東 ドストエフスキーの小説で「キャラが立っている」ことには、とても大きい意味があると思うんです。僕はもともと小説家ではドストエフスキーが一番好きなんですが。

平野 僕も、最近はそうかもしれない。

東 主人公が延々と悩み、描写がどんどん複雑になっていくタイプの小説ってちょっと苦手なんですよね。それが僕がSFやミステリーに近づいてしまうことの原因なんですが、ただ、それは小説というか文学の本質でもあるかもしれないと今回小説を書いて思いました。悩む主体を書こうとすると、主体を一個にせざるをえない。私小説にせざるをえない。「俺は、俺は……」と悩み続ける主体はたしかに書けるんだけど、キャラクターをいっぱい作ってそれぞれが悩んでたら、物語がまったく動かない。というより、何が起こってるのか、読者にわからなくなってしまう。

東 同意見です。複雑なこと考えてもアウトプットは単純、というのでいいと思う。だからこそ、小説家はまずプロットで勝負するべきだと思うんですよ。
平野 同感です。要約できない文学のほうがいいって言う人がいますけど、間違ってると思う。

東 それはたいへんな倒錯だと思う。本当に知的なのは要約されて生き延びる小説のほうですよ。文体は要約できないけどプロットは要約できる。その伝播能力はすごい。それで改めて思うけど、ドストエフスキーはやっぱりプロットが強力なんですよね。

平野 強いし、切り方がまたうまいんですね。日本の小説は、海外で読まれようと思った
時、特にヨーロッパ系の言語に訳される時には、文体は大半が失われますけど、プロットというのは文化的な差異をかなりたくましく越えていきますね。神話が広まったのはそういうことでしょう。ちょっと前までは、物語批判の文脈で、プロットが強いと説話論的な還元に屈するみたいな感じで全否定されてたけど。

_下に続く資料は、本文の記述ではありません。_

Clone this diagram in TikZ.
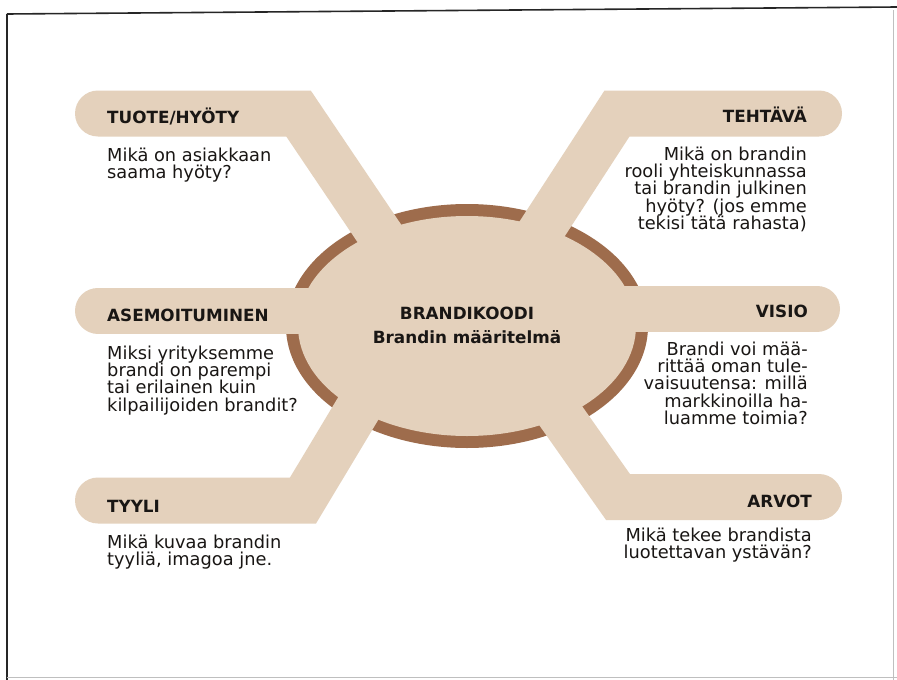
\documentclass[tikz,border=0pt]{standalone}
\usepackage{fontspec}
\setmainfont{DejaVu Sans}
\definecolor{armbeige}{RGB}{228,209,188}
\definecolor{ringbrown}{RGB}{158,108,76}
\definecolor{inkc}{RGB}{25,22,20}
\newcommand\hfnt{\bfseries\fontsize{16.8}{18}\selectfont}
\newcommand\bfnt{\fontsize{17.8}{17.3}\selectfont}
\tikzset{
  arm/.style={armbeige, line width=46pt, line cap=round, line join=miter},
  head/.style={font=\hfnt, text=inkc, inner sep=0pt},
  body/.style={font=\bfnt, text=inkc, inner sep=0pt},
  frameline/.style={black!85, line width=1.6pt},
  faintline/.style={black!25, line width=0.8pt}
}
\begin{document}
\begin{tikzpicture}[x=1pt,y=-1pt]
\useasboundingbox (0,0) rectangle (897,680);
\fill[white] (0,0) rectangle (897,680);
% frame
\coordinate (ftl) at (7,14);
\coordinate (ftr) at (897,7);
\coordinate (fbl) at (7,680);
\coordinate (frt) at (893,10);
\coordinate (frb) at (893,680);
\coordinate (fbr) at (897,677);
\coordinate (fbb) at (7,677);
\draw[frameline] (ftl) -- (ftr);
\draw[frameline, line width=1.3pt] (ftl) -- (fbl);
\draw[faintline] (frt) -- (frb);
\draw[faintline] (fbb) -- (fbr);
% central ellipse
\fill[ringbrown] (467,326) ellipse [x radius=181, y radius=122];
\fill[armbeige] (467,326) ellipse [x radius=169, y radius=110];
% arms
\draw[arm] (98,113.5) -- (298.5,113.5) -- (400,264);
\draw[arm] (819,113.5) -- (617,113.5) -- (519,264.5);
\draw[arm] (98,310.5) -- (430,310.5);
\draw[arm] (817,308.5) -- (505,308.5);
\draw[arm] (98,500.5) -- (303,500.5) -- (391,354);
\draw[arm] (819,497) -- (618,497) -- (520,358);
% centre text
\node[head, anchor=base] (brand) at (467,319) {BRANDIKOODI};
\node[head, anchor=base] (maar) at (467,343) {Brandin määritelmä};
% headings and questions
\node[head, anchor=base west] (tuote) at (107,123) {TUOTE/HYÖTY};
\node[body, anchor=north west, align=left] (tuoteq) at (107,147.6) {Mikä on asiakkaan\\saama hyöty?};
\node[head, anchor=base east] (tehtava) at (807,122) {TEHTÄVÄ};
\node[body, anchor=north east, align=right] (tehtavaq) at (807,146.6) {Mikä on brandin\\rooli yhteiskunnassa\\tai brandin julkinen\\hyöty? (jos emme\\tekisi tätä rahasta)};
\node[head, anchor=base west] (asemo) at (107,321) {ASEMOITUMINEN};
\node[body, anchor=north west, align=left] (asemoq) at (107,345.6) {Miksi yrityksemme\\brandi on parempi\\tai erilainen kuin\\kilpailijoiden brandit?};
\node[head, anchor=base east] (visio) at (808,317) {VISIO};
\node[body, anchor=north east, align=right] (visioq) at (808,341.6) {Brandi voi mää-\\rittää oman tule-\\vaisuutensa: millä\\markkinoilla ha-\\luamme toimia?};
\node[head, anchor=base west] (tyyli) at (107,512) {TYYLI};
\node[body, anchor=north west, align=left] (tyyliq) at (107,534.6) {Mikä kuvaa brandin\\tyyliä, imagoa jne.};
\node[head, anchor=base east] (arvot) at (812,507) {ARVOT};
\node[body, anchor=north east, align=right] (arvotq) at (812,527.6) {Mikä tekee brandista\\luotettavan ystävän?};
\end{tikzpicture}
\end{document}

東 説話論的還元で全然OKですよね。説話論的に還元されるからこそ人は読む。

「プロット」「キャラクター」「ネタ」は大歓迎なのだ。

東 音楽でmp3が出た時に、というかすでにLPがCDになった段階で、音楽マニアは「これじゃ音楽のよさはわからない」とか言っていた。けれどもいまや着うたですよ。しかしたとえどれほど音質が悪くても、メロディがよければ人は聴いてしまう。それこそが音楽の力です。文体にこだわってるのって、その点で再生の音質とか環境にこだわってるというのとすごく似ている。

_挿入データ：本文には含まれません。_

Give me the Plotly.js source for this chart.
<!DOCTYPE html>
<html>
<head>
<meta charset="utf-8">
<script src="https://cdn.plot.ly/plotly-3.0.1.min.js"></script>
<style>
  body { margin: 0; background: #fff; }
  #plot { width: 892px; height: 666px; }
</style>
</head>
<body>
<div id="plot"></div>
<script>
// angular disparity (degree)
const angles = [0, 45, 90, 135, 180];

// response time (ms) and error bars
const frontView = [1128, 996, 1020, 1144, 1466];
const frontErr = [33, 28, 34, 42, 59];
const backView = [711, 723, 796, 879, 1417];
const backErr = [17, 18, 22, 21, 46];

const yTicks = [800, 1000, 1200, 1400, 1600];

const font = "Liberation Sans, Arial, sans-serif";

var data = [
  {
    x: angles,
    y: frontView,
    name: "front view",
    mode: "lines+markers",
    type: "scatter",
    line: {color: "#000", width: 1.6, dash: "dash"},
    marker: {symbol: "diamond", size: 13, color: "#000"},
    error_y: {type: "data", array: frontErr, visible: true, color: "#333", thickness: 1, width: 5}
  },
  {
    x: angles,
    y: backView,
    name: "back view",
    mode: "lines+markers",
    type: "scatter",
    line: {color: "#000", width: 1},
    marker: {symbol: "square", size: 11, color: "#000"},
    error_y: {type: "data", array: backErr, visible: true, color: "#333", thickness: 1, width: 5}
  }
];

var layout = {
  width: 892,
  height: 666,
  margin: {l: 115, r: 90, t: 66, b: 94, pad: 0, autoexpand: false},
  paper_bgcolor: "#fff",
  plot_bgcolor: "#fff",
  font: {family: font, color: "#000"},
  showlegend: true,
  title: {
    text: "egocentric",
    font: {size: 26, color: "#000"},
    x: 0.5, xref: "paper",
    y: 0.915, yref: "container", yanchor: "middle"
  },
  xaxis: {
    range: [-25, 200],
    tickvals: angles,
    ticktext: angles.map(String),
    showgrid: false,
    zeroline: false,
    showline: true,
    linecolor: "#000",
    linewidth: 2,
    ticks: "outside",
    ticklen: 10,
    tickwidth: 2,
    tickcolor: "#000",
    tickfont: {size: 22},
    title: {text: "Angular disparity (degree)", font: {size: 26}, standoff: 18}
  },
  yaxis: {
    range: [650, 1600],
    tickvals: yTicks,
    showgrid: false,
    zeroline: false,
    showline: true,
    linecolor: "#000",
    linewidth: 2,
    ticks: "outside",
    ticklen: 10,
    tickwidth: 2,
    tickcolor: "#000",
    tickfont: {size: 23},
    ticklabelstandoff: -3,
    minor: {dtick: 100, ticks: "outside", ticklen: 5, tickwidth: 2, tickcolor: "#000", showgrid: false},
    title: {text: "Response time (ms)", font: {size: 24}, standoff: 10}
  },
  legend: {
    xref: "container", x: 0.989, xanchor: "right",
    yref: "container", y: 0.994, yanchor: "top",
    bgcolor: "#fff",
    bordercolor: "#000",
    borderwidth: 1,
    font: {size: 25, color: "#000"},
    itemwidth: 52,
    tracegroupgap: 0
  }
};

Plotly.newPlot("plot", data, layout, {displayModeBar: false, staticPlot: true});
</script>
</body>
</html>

僕自身は、もうアナログにこだわったり、CDにこだわるようなことはない。PCでダウンロードして、MP3プレイヤーで聞けばいいと思っている。
文体にこだわる僕は、音質や環境にこだわっているのと同じだ。
この比喩は「文体」にこだわる僕の目を覚ましてくれた。

この対談は、多くの小説に興味のある人に読んで欲しい。